§ **DESCRIPTION OF THE TASK**: For the listing that follows, give again exactly the lines from the one with "picture with matplotlib." to the one with "plt.rcParams['font.family'] = ['Lato', 'DejaVu", including both.

§ **DATA FOR THIS EXERCISE**:
↓

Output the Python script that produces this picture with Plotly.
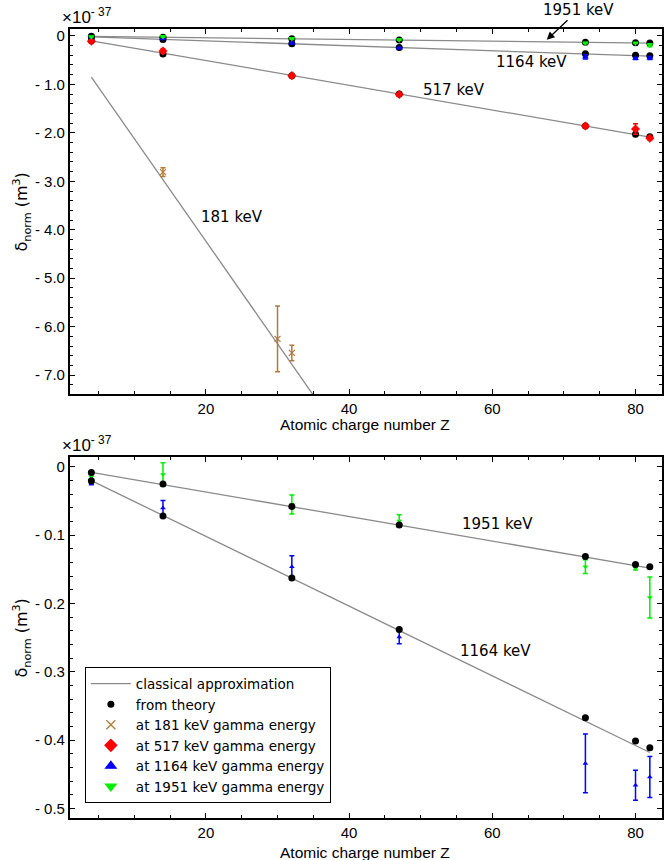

↑
↓

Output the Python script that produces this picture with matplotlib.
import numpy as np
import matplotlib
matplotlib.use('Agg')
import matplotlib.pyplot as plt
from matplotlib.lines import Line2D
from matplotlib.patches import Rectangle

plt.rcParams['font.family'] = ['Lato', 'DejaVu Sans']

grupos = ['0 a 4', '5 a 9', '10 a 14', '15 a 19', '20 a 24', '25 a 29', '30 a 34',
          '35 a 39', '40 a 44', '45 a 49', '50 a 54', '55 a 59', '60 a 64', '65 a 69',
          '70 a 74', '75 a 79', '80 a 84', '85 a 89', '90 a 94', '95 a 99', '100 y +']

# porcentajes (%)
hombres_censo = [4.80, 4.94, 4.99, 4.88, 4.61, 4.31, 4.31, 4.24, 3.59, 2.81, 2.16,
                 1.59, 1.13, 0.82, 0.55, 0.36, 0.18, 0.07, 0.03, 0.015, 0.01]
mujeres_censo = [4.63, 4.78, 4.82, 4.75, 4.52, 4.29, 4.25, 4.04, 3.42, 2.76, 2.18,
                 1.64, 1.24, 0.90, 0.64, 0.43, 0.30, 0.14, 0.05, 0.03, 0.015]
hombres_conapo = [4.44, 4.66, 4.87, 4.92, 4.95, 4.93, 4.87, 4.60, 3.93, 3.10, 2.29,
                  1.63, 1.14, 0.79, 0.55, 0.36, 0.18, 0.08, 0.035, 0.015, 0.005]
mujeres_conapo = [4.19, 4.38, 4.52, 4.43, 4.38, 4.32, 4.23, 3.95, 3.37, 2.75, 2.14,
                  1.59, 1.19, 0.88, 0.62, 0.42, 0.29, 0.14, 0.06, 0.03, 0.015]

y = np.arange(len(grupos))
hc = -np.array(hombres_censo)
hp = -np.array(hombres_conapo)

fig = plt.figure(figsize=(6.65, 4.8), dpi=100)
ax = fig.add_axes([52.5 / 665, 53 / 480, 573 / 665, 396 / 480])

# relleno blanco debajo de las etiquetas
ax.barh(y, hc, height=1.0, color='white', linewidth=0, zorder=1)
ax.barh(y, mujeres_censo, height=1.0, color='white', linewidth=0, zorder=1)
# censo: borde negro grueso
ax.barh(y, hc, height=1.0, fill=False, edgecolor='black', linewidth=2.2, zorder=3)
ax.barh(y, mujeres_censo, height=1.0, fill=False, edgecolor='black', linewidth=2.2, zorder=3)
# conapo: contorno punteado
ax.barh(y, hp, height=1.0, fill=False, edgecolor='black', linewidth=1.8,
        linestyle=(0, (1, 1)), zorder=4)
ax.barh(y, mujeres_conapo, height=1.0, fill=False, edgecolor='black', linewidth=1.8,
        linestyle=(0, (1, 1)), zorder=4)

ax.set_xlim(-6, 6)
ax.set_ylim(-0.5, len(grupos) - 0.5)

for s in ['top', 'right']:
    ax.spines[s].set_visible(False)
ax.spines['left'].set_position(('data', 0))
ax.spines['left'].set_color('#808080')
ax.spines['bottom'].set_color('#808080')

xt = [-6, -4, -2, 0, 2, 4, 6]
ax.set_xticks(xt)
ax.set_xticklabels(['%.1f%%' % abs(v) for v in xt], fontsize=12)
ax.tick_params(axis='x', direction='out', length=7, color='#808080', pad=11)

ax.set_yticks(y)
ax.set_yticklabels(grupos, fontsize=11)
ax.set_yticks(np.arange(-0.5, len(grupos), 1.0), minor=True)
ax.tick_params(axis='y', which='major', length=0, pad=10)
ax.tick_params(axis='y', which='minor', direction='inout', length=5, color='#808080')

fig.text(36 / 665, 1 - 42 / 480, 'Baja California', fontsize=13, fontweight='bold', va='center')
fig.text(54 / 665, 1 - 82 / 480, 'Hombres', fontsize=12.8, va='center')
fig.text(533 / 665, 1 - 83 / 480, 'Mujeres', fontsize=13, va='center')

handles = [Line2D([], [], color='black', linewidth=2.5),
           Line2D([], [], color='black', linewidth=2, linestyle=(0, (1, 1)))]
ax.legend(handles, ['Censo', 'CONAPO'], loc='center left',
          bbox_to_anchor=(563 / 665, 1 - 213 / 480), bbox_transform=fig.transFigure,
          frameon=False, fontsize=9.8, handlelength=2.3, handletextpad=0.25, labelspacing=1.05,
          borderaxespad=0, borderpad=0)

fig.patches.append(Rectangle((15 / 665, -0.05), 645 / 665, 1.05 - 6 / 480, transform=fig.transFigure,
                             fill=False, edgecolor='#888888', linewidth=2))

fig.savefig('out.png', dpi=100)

↑
↓

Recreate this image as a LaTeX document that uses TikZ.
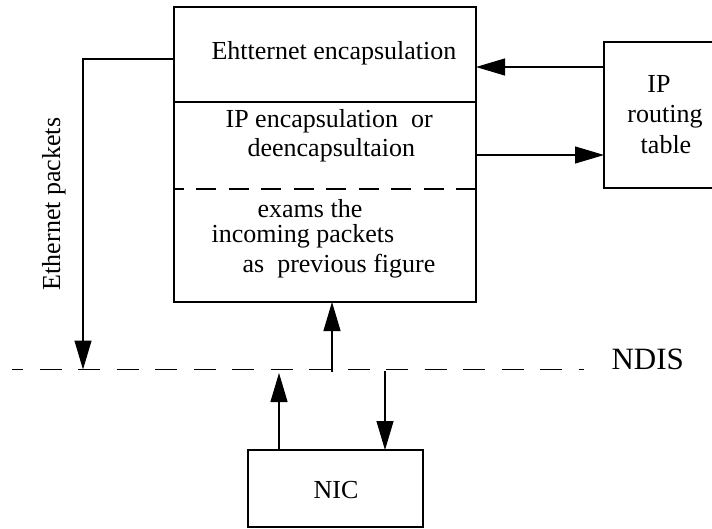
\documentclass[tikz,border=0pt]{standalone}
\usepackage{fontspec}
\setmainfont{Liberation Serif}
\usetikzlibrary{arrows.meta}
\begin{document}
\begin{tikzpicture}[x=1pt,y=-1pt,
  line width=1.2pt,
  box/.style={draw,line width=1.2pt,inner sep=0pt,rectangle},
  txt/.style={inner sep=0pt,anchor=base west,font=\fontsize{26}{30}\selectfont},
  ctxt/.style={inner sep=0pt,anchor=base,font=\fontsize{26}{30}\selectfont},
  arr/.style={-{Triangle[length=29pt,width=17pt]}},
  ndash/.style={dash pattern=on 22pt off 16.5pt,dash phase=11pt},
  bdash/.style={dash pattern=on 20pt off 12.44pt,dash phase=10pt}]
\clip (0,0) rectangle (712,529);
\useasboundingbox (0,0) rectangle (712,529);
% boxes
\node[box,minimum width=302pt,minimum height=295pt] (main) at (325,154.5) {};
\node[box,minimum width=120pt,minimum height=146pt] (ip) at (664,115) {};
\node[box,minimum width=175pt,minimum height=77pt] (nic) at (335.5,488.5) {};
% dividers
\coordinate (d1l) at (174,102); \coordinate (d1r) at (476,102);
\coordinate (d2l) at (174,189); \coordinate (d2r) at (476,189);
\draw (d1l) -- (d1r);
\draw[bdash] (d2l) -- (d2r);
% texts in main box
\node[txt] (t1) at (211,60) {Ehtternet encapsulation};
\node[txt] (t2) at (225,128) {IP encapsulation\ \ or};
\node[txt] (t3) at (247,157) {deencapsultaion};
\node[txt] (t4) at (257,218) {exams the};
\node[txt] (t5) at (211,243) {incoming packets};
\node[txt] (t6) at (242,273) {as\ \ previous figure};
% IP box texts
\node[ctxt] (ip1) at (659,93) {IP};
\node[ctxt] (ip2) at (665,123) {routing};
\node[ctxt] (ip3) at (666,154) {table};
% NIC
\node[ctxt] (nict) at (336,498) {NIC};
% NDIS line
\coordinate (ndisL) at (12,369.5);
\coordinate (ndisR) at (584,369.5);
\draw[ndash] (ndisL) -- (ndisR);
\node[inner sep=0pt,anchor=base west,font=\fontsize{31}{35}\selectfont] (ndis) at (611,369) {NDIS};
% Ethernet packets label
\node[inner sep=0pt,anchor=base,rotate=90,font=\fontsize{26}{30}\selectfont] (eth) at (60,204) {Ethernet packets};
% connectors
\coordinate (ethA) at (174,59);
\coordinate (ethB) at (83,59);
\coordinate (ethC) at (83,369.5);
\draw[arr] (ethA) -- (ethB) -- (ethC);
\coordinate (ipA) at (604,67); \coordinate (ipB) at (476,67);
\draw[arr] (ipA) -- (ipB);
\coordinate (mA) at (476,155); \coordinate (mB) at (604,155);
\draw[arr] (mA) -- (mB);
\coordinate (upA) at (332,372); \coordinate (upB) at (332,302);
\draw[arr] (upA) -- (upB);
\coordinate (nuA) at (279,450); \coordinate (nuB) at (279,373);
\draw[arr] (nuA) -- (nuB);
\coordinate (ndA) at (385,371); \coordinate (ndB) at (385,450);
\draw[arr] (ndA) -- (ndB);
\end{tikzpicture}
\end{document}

↑

§ **FULL RESPONSE**:
Output the Python script that produces this picture with matplotlib.
import numpy as np
import matplotlib
matplotlib.use('Agg')
import matplotlib.pyplot as plt
from matplotlib.lines import Line2D
from matplotlib.patches import Rectangle

plt.rcParams['font.family'] = ['Lato', 'DejaVu Sans']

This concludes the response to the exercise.